Family Policy and Child Poverty in Global Perspective

Tuesday, July 15, 2014: 3:30 PM
Room: F203
Oral Presentation
Kenneth NELSON , Swedish Institute for Social Research (SOFI), Stockholm University, Stockholm, Sweden
Tommy FERRARINI , Swedish Institute for Social Research, Stockholm University, Stockholm, Sweden
Sebastian SIRÉN , Stockholm University, Stockholm, Sweden
During the past decades, family policies have often been expanded when other parts of the welfare state have been subject to retrenchment. However, research on affluent countries shows that these developments have been far from unilinear. Instead family policy diverged cross-nationally, both in content and scope. Consequences for child well-being have also been varied. Typically, variations in child-poverty among affluent countries are frequently attributed to differences in broad welfare state regimes; leaving unexplored the ‘black box’ of program specific attributes. Almost four-fifths of the world’s population live in low- and middle-income countries – additionally including higher proportions of children than most affluent countries. This paper extends the comparative analysis of links between family policy institutions and child poverty to include both high- and middle-income countries in transition. We thus initiate a debate on the role of social policy in reducing child poverty on a more global stage. A multilevel regression approach is used to investigate the role of different family policy dimensions in reducing the incidence of poverty among families with pre-school children.

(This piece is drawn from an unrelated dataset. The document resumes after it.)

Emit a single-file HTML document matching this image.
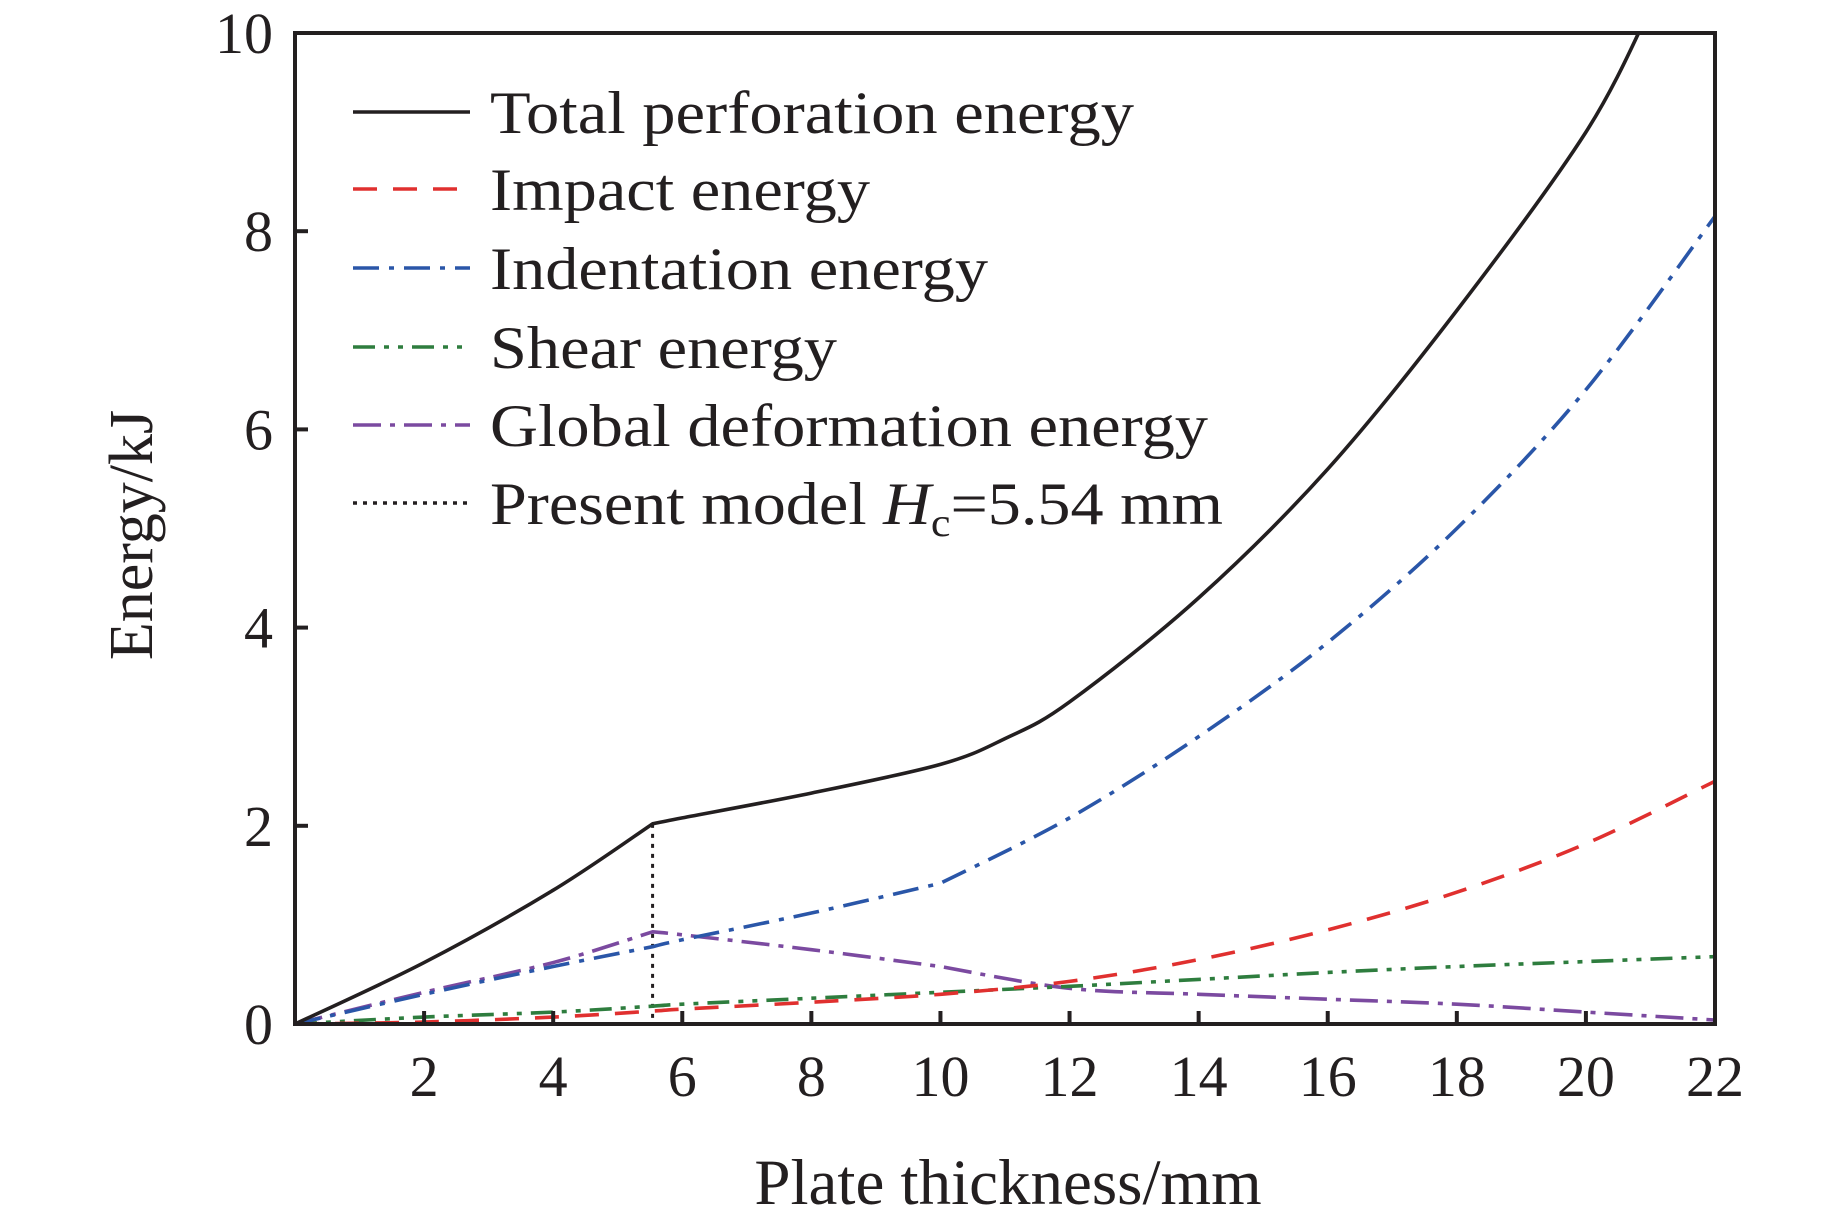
<!DOCTYPE html>
<html><head><meta charset="utf-8"><style>html,body{margin:0;padding:0;background:#fff}svg{display:block}text{font-family:"Liberation Serif",serif;fill:#231f20}</style></head>
<body>
<svg id="chart" width="1843" height="1211" viewBox="0 0 1843 1211" xmlns="http://www.w3.org/2000/svg">
<defs><clipPath id="clip"><rect x="295" y="33" width="1420" height="991"/></clipPath></defs>
<g id="series" clip-path="url(#clip)"></g>
<g id="axes"></g>
<g id="legend"></g>
</svg>
<script>
const xTicks=[2,4,6,8,10,12,14,16,18,20,22];
const yTicks=[0,2,4,6,8,10];
const totalX=[0,2,4,5.54,6,8,10,11,12,14,16,18,20,21];
const totalY=[0,0.62,1.35,2.02,2.08,2.33,2.62,2.88,3.25,4.3,5.6,7.2,9.0,10.25];
const commonX=[0,2,4,5.54,6,8,10,12,14,16,18,20,22];
const indentY=[0,0.3,0.58,0.78,0.85,1.12,1.42,2.08,2.9,3.85,5.0,6.4,8.15];
const impactY=[0,0.02,0.07,0.13,0.15,0.22,0.3,0.43,0.65,0.95,1.33,1.82,2.45];
const shearY=[0,0.07,0.12,0.18,0.2,0.26,0.32,0.38,0.45,0.52,0.58,0.63,0.68];
const globalY=[0,0.32,0.62,0.93,0.9,0.75,0.58,0.36,0.3,0.25,0.2,0.12,0.04];
const Hc=5.54;
const L=295,R=1715,T=33,B=1024;
const sx=v=>L+v/22*(R-L), sy=v=>B-v/10*(B-T);
const NS="http://www.w3.org/2000/svg";
function mk(tag,attrs,parent){const e=document.createElementNS(NS,tag);for(const k in attrs)e.setAttribute(k,attrs[k]);parent.appendChild(e);return e;}
const S=document.getElementById('series'),A=document.getElementById('axes'),G=document.getElementById('legend');
function smooth(xs,ys,kinks){
 const P=xs.map((x,i)=>[sx(x),sy(ys[i])]);
 let d="M"+P[0][0]+","+P[0][1];
 for(let i=0;i<P.length-1;i++){
  const p0=(i>0&&!kinks.includes(i))?P[i-1]:P[i],p1=P[i],p2=P[i+1],p3=(i+2<P.length&&!kinks.includes(i+1))?P[i+2]:P[i+1];
  const c1=[p1[0]+(p2[0]-p0[0])/6,p1[1]+(p2[1]-p0[1])/6],c2=[p2[0]-(p3[0]-p1[0])/6,p2[1]-(p3[1]-p1[1])/6];
  d+=` C${c1[0]},${c1[1]} ${c2[0]},${c2[1]} ${p2[0]},${p2[1]}`;
 }
 return d;
}
const series=[
 {name:'total-perforation-energy-line',xs:totalX,ys:totalY,c:'#231f20',dash:'',k:[3]},
 {name:'indentation-energy-line',xs:commonX,ys:indentY,c:'#2a56a8',dash:'26 10 5 10',k:[3,6]},
 {name:'impact-energy-line',xs:commonX,ys:impactY,c:'#e0302f',dash:'24 16',k:[]},
 {name:'shear-energy-line',xs:commonX,ys:shearY,c:'#2e7d3e',dash:'22 9 5 9 5 9',k:[]},
 {name:'global-deformation-energy-line',xs:commonX,ys:globalY,c:'#7b4aa0',dash:'28 9 5 9',k:[3,6]}
];
const vline=mk('line',{x1:sx(Hc),x2:sx(Hc),y1:sy(totalY[3]),y2:B,stroke:'#231f20','stroke-width':3,'stroke-dasharray':'4 6'},S);


for(const s of series.slice().reverse()){
 const p=mk('path',{d:smooth(s.xs,s.ys,s.k),fill:'none',stroke:s.c,'stroke-width':3.6,'stroke-dasharray':s.dash,'stroke-linejoin':'round'},S);
 
 
}
const frame=mk('rect',{x:L,y:T,width:R-L,height:B-T,fill:'none',stroke:'#231f20','stroke-width':4},A);


for(const t of xTicks){
 mk('line',{x1:sx(t),x2:sx(t),y1:B,y2:B-13,stroke:'#231f20','stroke-width':4},A);
 const tx=mk('text',{x:sx(t),y:1096,'text-anchor':'middle','font-size':58},A);tx.textContent=t;
 
 
}
for(const t of yTicks){
 mk('line',{x1:L,x2:L+13,y1:sy(t),y2:sy(t),stroke:'#231f20','stroke-width':4},A);
 const ty=mk('text',{x:273,y:sy(t)+20,'text-anchor':'end','font-size':58},A);ty.textContent=t;
 
 
}
const xt=mk('text',{x:1008,y:1204,'text-anchor':'middle','font-size':65},A);xt.textContent='Plate thickness/mm';


const yt=mk('text',{x:0,y:0,'text-anchor':'middle','font-size':62,transform:'translate(152,535) rotate(-90)'},A);yt.textContent='Energy/kJ';


const leg=[
 ['legend-total','Total perforation energy','#231f20','',644],
 ['legend-impact','Impact energy','#e0302f','24 16',380],
 ['legend-indentation','Indentation energy','#2a56a8','26 10 5 10',498],
 ['legend-shear','Shear energy','#2e7d3e','22 9 5 9 5 9',347],
 ['legend-global','Global deformation energy','#7b4aa0','28 9 5 9',718],
 ['legend-present-model','','#231f20','4 6',733]
];
const rows=[112,189,268,347,425,503];
leg.forEach((l,i)=>{
 const g=mk('g',{},G);
 
 
 mk('line',{x1:353,x2:470,y1:rows[i],y2:rows[i],stroke:l[2],'stroke-width':3.6,'stroke-dasharray':l[3]},g);
 const t=mk('text',{x:490,y:rows[i]+21,'font-size':60,textLength:l[4],lengthAdjust:'spacingAndGlyphs'},g);
 if(l[1]){t.textContent=l[1];}
 else{t.innerHTML='Present model <tspan font-style="italic">H</tspan><tspan font-size="40" dy="12">c</tspan><tspan dy="-12">=5.54 mm</tspan>';}
});
</script>
</body></html>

We use household income data on 38 countries from the Cross-National Data Center in Luxemburg (LIS) and new family policy indicators from the Social Policy Indicator Database (SPIN). Results indicate somewhat different associations between policy and poverty in high- and middle-income countries. Policies promoting female labour force participation have the greatest poverty reducing effects in high-income countries. In middle-income countries, the general level of support appears to be most important. The reasons for these differences are discussed in the paper, and ventures for further research are outlined.